To be fair, at least she is admitting it was an “angry tweet”.
Weird how so many seek to portray her as
#victim of a
#MiscarriageOfJustice, yet almost every comment she posts (including before her trial) proves the opposite.
🚨🇬🇧 Look, Lucy Connolly is not the brightest button, so let's help her understand why she went to prison for her tweet, and why Bushra will not go to prison for her's.
Bushra Shaikh is not saying: “Go and burn white people’s houses down.”
She is making a sarcastic point about the racist double standard at the heart of these riots.
When a Muslim, Black, brown, or migrant man commits a crime, the far-right does not just blame the individual. They blame the whole community. They march on mosques. They attack hotels. They threaten families. They burn infrastructure. They turn one person’s alleged crime into a licence for collective punishment.

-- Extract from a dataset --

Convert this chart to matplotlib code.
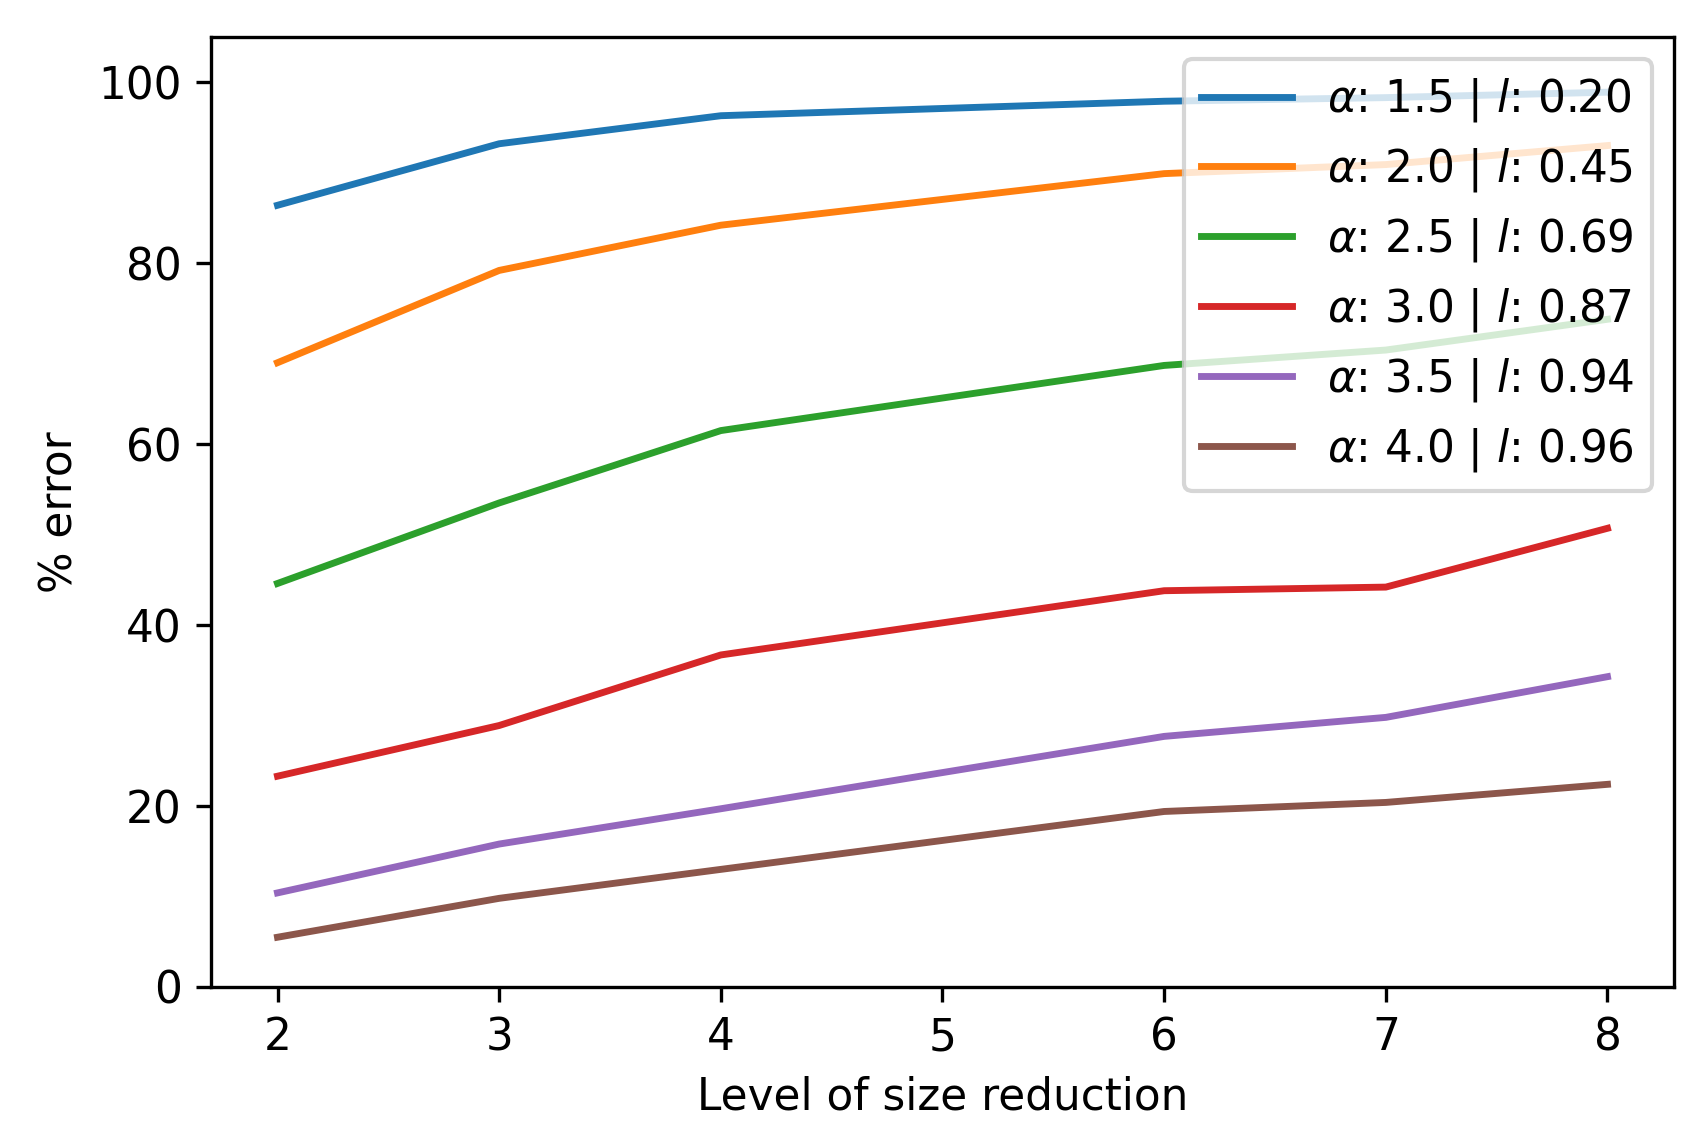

When a white man commits a crime, nobody asks whether we should burn down white neighbourhoods, attack white families, or terrorise random white people in retaliation.
Why?
Because most of us understand the basic moral principle here: individuals are responsible for their own crimes. Communities are not collectively guilty because of the race, religion, or immigration status of an offender.
That is Bushra’s point.
Lucy Connolly’s tweet was different.
She did not ask a sarcastic question exposing the absurdity of collective punishment. She targeted migrant hotels - the exact infrastructure already being demonised by the far-right - and wrote: “Set fire to all the fvcking hotels full of the bastards for all I care.”
And then mobs did exactly that.
That is not a clever point about hypocrisy. That is not anti-racism. That is not “free speech absolutism.”
It is language directed at a vulnerable out-group, in a volatile real-world context, approving or encouraging the destruction of the places they were living.
Bushra’s post says: “Why don’t you apply your own logic when the offender is white?”
Lucy’s post said: “Burn down the hotels full of migrants.”
If you can’t see the difference, I can't help you.